The only thing we can be sure of is that all the buffers put in place to soften social upheavals, even—and especially—in imperialist countries, won’t be enough.
The sheer duration of the crisis, dotted with armed conflicts, will mean that the bourgeoisie will make no concessions to the working classes. The period that lies ahead will give renewed relevance to transitional demands. But in what order? With what priorities? The class struggle itself will provide the answer. Provided we pay attention. Our presence in the workplaces is limited, even if it is widened a little more by caravans and local activities. Social anxiety is pushing a few more people to look for solutions. We need to take advantage of it to create more numerous links.

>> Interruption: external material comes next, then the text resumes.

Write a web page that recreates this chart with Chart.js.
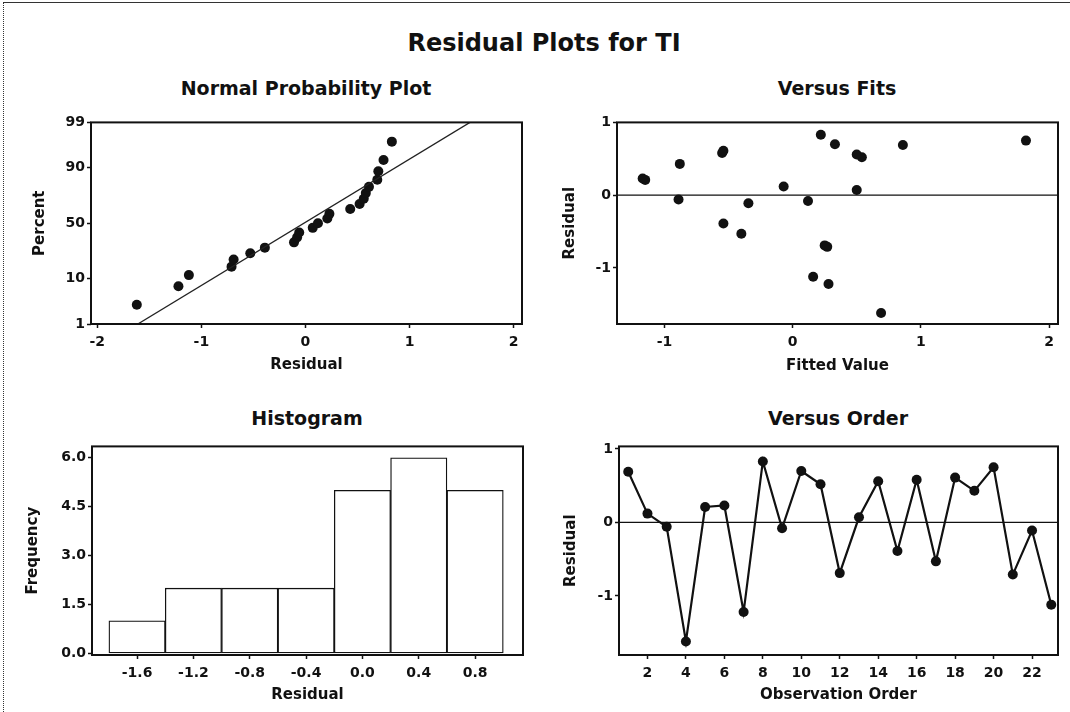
<!DOCTYPE html>
<html lang="en">
<head>
<meta charset="UTF-8">
<title>Residual Plots for TI</title>
<script src="https://cdn.jsdelivr.net/npm/chart.js"></script>
<style>
  body { margin: 0; background: #fff; }
  #page { position: relative; width: 1070px; height: 712px; overflow: hidden; font-family: "DejaVu Sans", sans-serif; color: #111; }
  #page canvas { position: absolute; }
  .ttl { position: absolute; font-weight: bold; white-space: nowrap; transform: translate(-50%, -50%); }
  #pageEdge { position: absolute; left: 3px; top: 2px; right: -4px; bottom: -4px; border-top: 1px solid #333; border-left: 1px dotted #333; }
</style>
</head>
<body>
<div id="page">
  <div id="pageEdge"></div>
  <div class="ttl" style="left:544px; top:43px; font-size:24px;">Residual Plots for TI</div>
  <div class="ttl" style="left:306px; top:88px; font-size:19px;">Normal Probability Plot</div>
  <div class="ttl" style="left:837px; top:88px; font-size:19px;">Versus Fits</div>
  <div class="ttl" style="left:307px; top:418px; font-size:19px;">Histogram</div>
  <div class="ttl" style="left:838px; top:418px; font-size:19px;">Versus Order</div>
  <canvas id="normChart"></canvas>
  <canvas id="fitsChart"></canvas>
  <canvas id="histChart"></canvas>
  <canvas id="orderChart"></canvas>
</div>
<script>
// residuals in observation order, and the fitted value of each observation
const obsOrder = [1, 2, 3, 4, 5, 6, 7, 8, 9, 10, 11, 12, 13, 14, 15, 16, 17, 18, 19, 20, 21, 22, 23];
const residuals = [0.69, 0.12, -0.06, -1.62, 0.21, 0.23, -1.22, 0.83, -0.08, 0.70, 0.52, -0.69,
                   0.07, 0.56, -0.39, 0.58, -0.53, 0.61, 0.43, 0.75, -0.71, -0.11, -1.12];
const fitted = [0.86, -0.07, -0.89, 0.69, -1.15, -1.17, 0.28, 0.22, 0.12, 0.33, 0.54, 0.25,
                0.50, 0.50, -0.54, -0.55, -0.40, -0.54, -0.88, 1.82, 0.27, -0.345, 0.16];

// normal probability plot: percent of each ranked residual, and the fitted line ends
const normPct = [2.99, 7.26, 11.54, 15.81, 20.09, 24.36, 28.63, 32.91, 37.18, 41.45, 45.73, 50.00,
                 54.27, 58.55, 62.82, 67.09, 71.37, 75.64, 79.91, 84.19, 88.46, 92.74, 97.01];
const lineResid = [-1.61, 1.58];
const linePct = [1, 99];

// histogram
const histBins = [-1.6, -1.2, -0.8, -0.4, 0.0, 0.4, 0.8];
const histCounts = [1, 2, 2, 2, 5, 6, 5];

// tick labels
const normXTicks = [-2, -1, 0, 1, 2];
const normPctTicks = [1, 10, 50, 90, 99];
const fitsXTicks = [-1, 0, 1, 2];
const residTicks = [-1, 0, 1];
const histYTicks = [0, 1.5, 3, 4.5, 6];
const orderTicks = [2, 4, 6, 8, 10, 12, 14, 16, 18, 20, 22];

const FONT = '"DejaVu Sans", sans-serif';
const INK = '#111';
const PAD = {top: 10, right: 10, bottom: 4, left: 4};
const Y_W = 75, X_H = 52;

// inverse normal cdf (Acklam) for the probability axis
function probit(p) {
    const a = [-39.69683028665376, 220.9460984245205, -275.9285104469687, 138.3577518672690, -30.66479806614716, 2.506628277459239];
    const b = [-54.47609879822406, 161.5858368580409, -155.6989798598866, 66.80131188771972, -13.28068155288572];
    const c = [-0.007784894002430293, -0.3223964580411365, -2.400758277161838, -2.549732539343734, 4.374664141464968, 2.938163982698783];
    const d = [0.007784695709041462, 0.3224671290700398, 2.445134137142996, 3.754408661907416];
    const pl = 0.02425;
    let q, r;
    if (p < pl) {
        q = Math.sqrt(-2 * Math.log(p));
        return (((((c[0]*q+c[1])*q+c[2])*q+c[3])*q+c[4])*q+c[5]) / ((((d[0]*q+d[1])*q+d[2])*q+d[3])*q+1);
    }
    if (p > 1 - pl) {
        q = Math.sqrt(-2 * Math.log(1 - p));
        return -(((((c[0]*q+c[1])*q+c[2])*q+c[3])*q+c[4])*q+c[5]) / ((((d[0]*q+d[1])*q+d[2])*q+d[3])*q+1);
    }
    q = p - 0.5; r = q * q;
    return (((((a[0]*r+a[1])*r+a[2])*r+a[3])*r+a[4])*r+a[5])*q / (((((b[0]*r+b[1])*r+b[2])*r+b[3])*r+b[4])*r+1);
}

// box around the plot area + optional reference line at 0
Chart.register({
    id: 'frame',
    beforeDatasetsDraw(chart, args, opts) {
        if (!opts.zeroLine) return;
        const {ctx, chartArea: a} = chart;
        const py = chart.scales.y.getPixelForValue(0);
        ctx.save();
        ctx.strokeStyle = INK; ctx.lineWidth = 1.3;
        ctx.beginPath(); ctx.moveTo(a.left, py); ctx.lineTo(a.right, py); ctx.stroke();
        ctx.restore();
    },
    afterDraw(chart) {
        const {ctx, chartArea: a} = chart;
        ctx.save();
        ctx.strokeStyle = INK; ctx.lineWidth = 2;
        ctx.strokeRect(a.left, a.top, a.right - a.left, a.bottom - a.top);
        ctx.restore();
    }
});

function place(id, box) {
    const c = document.getElementById(id);
    c.width = box.r - box.l + Y_W + PAD.left + PAD.right;
    c.height = box.b - box.t + PAD.top + X_H + PAD.bottom;
    c.style.left = (box.l - Y_W - PAD.left) + 'px';
    c.style.top = (box.t - PAD.top) + 'px';
    return c.getContext('2d');
}

function axis(min, max, ticks, title, titlePad, fmt, isY) {
    return {
        type: 'linear', min: min, max: max, offset: false,
        afterBuildTicks: s => { s.ticks = ticks.map(v => ({value: v})); },
        afterFit: s => { if (isY) s.width = Y_W; else s.height = X_H; },
        grid: { display: true, drawOnChartArea: false, offset: false, tickLength: 4, tickWidth: 1.5, tickColor: INK },
        border: { display: false },
        ticks: { color: INK, autoSkip: false, maxRotation: 0, padding: isY ? 2 : 6,
                 font: { family: FONT, size: 14, weight: 'bold' }, callback: fmt },
        title: { display: true, text: title, color: INK, font: { family: FONT, size: 15, weight: 'bold' },
                 padding: isY ? {top: titlePad, bottom: 0} : {top: 0, bottom: titlePad} }
    };
}

function options(x, y, frame) {
    return {
        responsive: false, animation: false, devicePixelRatio: 1,
        layout: { padding: PAD },
        plugins: { legend: { display: false }, tooltip: { enabled: false }, frame: frame || {} },
        scales: { x: x, y: y }
    };
}

const dot = { pointRadius: 5, pointBackgroundColor: INK, pointBorderColor: INK, pointBorderWidth: 0 };

// Normal Probability Plot
const sortedResid = residuals.slice().sort((a, b) => a - b);
new Chart(place('normChart', {l: 91, r: 522, t: 122, b: 324}), {
    type: 'scatter',
    data: { datasets: [
        { data: lineResid.map((x, i) => ({x: x, y: probit(linePct[i] / 100)})),
          showLine: true, pointRadius: 0, borderColor: '#222', borderWidth: 1.3 },
        Object.assign({ data: sortedResid.map((x, i) => ({x: x, y: probit(normPct[i] / 100)})) }, dot)
    ]},
    options: options(
        axis(-2.06, 2.08, normXTicks, 'Residual', 1.5, v => String(v)),
        axis(probit(0.01), probit(0.99), normPctTicks.map(p => probit(p / 100)), 'Percent', 15, (v, i) => String(normPctTicks[i]), true)
    )
});

// Versus Fits
new Chart(place('fitsChart', {l: 617, r: 1058, t: 122, b: 324}), {
    type: 'scatter',
    data: { datasets: [
        Object.assign({ data: fitted.map((x, i) => ({x: x, y: residuals[i]})) }, dot)
    ]},
    options: options(
        axis(-1.37, 2.07, fitsXTicks, 'Fitted Value', 1, v => String(v)),
        axis(-1.77, 1.0, residTicks, 'Residual', 19, v => String(v), true),
        { zeroLine: true }
    )
});

// Histogram
new Chart(place('histChart', {l: 92, r: 523, t: 446, b: 655}), {
    type: 'bar',
    data: { datasets: [{
        data: histBins.map((x, i) => ({x: x, y: histCounts[i]})),
        backgroundColor: '#fff', borderColor: INK, borderWidth: 1.3, borderSkipped: false,
        barPercentage: 1, categoryPercentage: 1
    }]},
    options: options(
        axis(-1.92, 1.14, histBins, 'Residual', 3, v => v.toFixed(1)),
        axis(-0.05, 6.35, histYTicks, 'Frequency', 7, v => v.toFixed(1), true)
    )
});

// Versus Order
new Chart(place('orderChart', {l: 619, r: 1058, t: 446, b: 655}), {
    type: 'scatter',
    data: { datasets: [
        Object.assign({ data: obsOrder.map((x, i) => ({x: x, y: residuals[i]})),
                        showLine: true, borderColor: INK, borderWidth: 2.2 }, dot)
    ]},
    options: options(
        axis(0.52, 23.35, orderTicks, 'Observation Order', 2.5, v => String(v)),
        axis(-1.805, 1.035, residTicks, 'Residual', 18, v => String(v), true),
        { zeroLine: true }
    )
});
</script>
</body>
</html>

We’ve said on several occasions over the last two or three years that the resurgence of inflation has brought demands such as the sliding wage scale and price indexation back into sharp focus. And the actuality of war is already updating the chapters of the Transitional Program dealing with the expropriation of war industries. On the other hand, we must be aware that the trend toward the militarization of all regimes will inevitably accelerate. We have to be ready for it.
And we need to recruit, as we say every year. Survival means surviving as Marxists, without abandoning our ideas, without putting water in our wine. The horrors of the situation mean that we are sensing a certain interest among young people for social transformation. We need to find them and win them over. But more importantly, whether they come from proletarian or intellectual backgrounds, they need to become cadres, capable of transmitting revolutionary communist ideas, acquiring them and implanting them in the proletariat.
In 2024, we’ll have the European elections. Given the speed with which events follow one another, we’ll be discussing our formulations in greater detail as we get closer to the deadline. As for our axis, it will be that of our proposed motion: an affirmation of our revolutionary communist identity. We will denounce capitalism, its crises and wars, and the impasse in which big business is trapping society.